County Transfer Station employees Bill Tonoli (in cab) and Chase Deasde (on hose) held the fire down with water from a dust control truck until firefighters could arrive to Hearts Therapeutic Equestrian Center.
Hearts Equestrian Hay Barn Fire
Originally published 4:54 p.m., May 18, 2017
Updated 10:37 a.m., May 19, 2017
A fire among the hay bales stored at Hearts Therapeutic Equestrian Center early Thursday morning wiped out the grains and medicines for the horses, as well as about half the gear in the tack shack. Alexis Weaver, executive director of the horse riding therapy center, stated all the horses were safe and unaffected. “We are grateful to the Santa Barbara County Sheriff’s Department and Fire Department for quickly responding to the blaze and moving our horses out of the way,” she said in a statement.
Several engine companies arrived to the blaze, which had been called in at 6:51 a.m. on May 18, located across the road from the county transfer station. The fire had begun to spread to nearby vegetation, but that was quickly knocked down, County Fire spokesperson Captain David Zaniboni said. An investigator was looking into the cause of the fire, and no injuries were reported.
Weaver stated riding lessons would resume Friday. She added that sales of the tack room equipment provide scholarships for their riders, who are children and adults with special needs. She thanked the many people who had stopped by to offer support. See heartsriding.org for more information about the nonprofit.
After County Public Works Deputy Director Mark Schleich noticed the men in the upper photograph were wearing safety vests, not firefighter clothing, Public Works notified The Independent that transfer station employees were the first to respond to the fire.
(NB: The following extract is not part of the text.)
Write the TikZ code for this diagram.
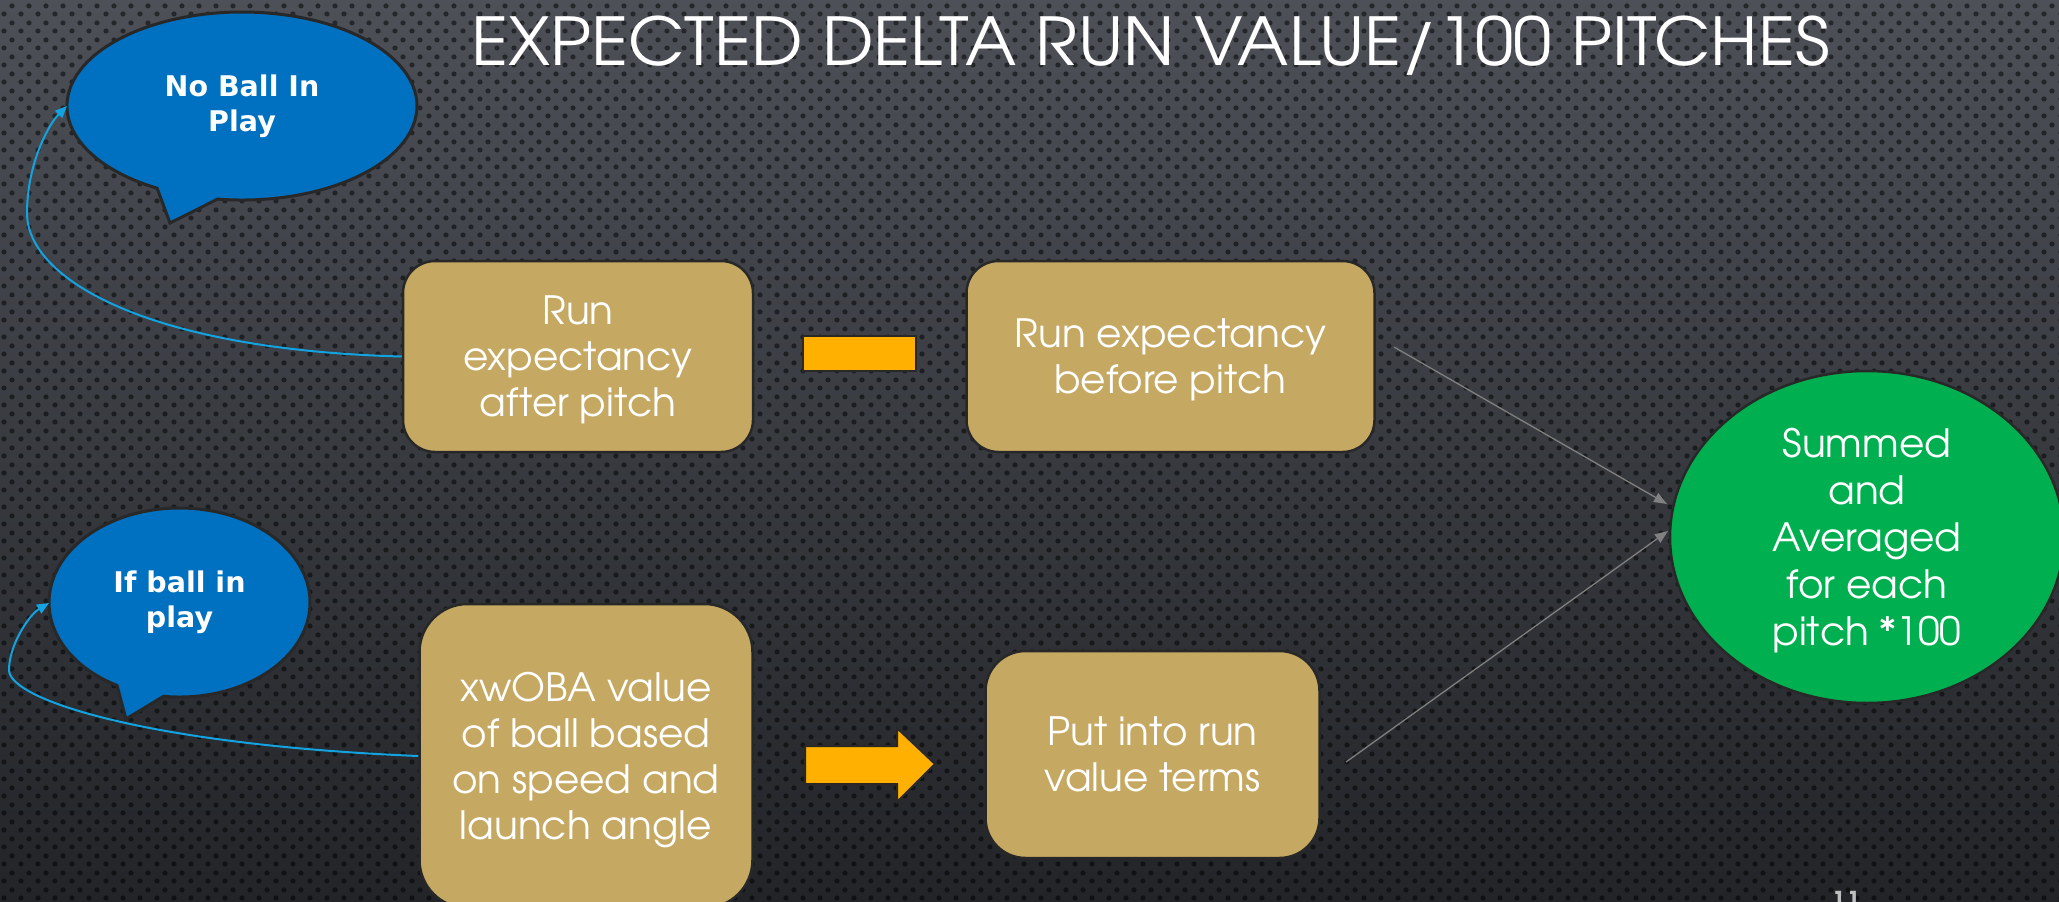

Bill Tonoli, a refuse leader at the station, said they first learned there was a fire when an employee’s wife, dropping her husband at work, asked if there was a controlled burn going on. Tonoli ran down the office stairs, and he and refuse checker Chase Deasde drove a water truck, used to control dust at the dump, across the road to Hearts. Deasde poured water on the flames until firefighters arrived.
Tonoli said the real heroes that day were Keith Stoodley, a supervisor at the transfer station, and about four men from Flood Control up the road. They went into the stable and led the horses to safety. “The fire was hot!” said Tonoli, and coming within 10 feet of the animals.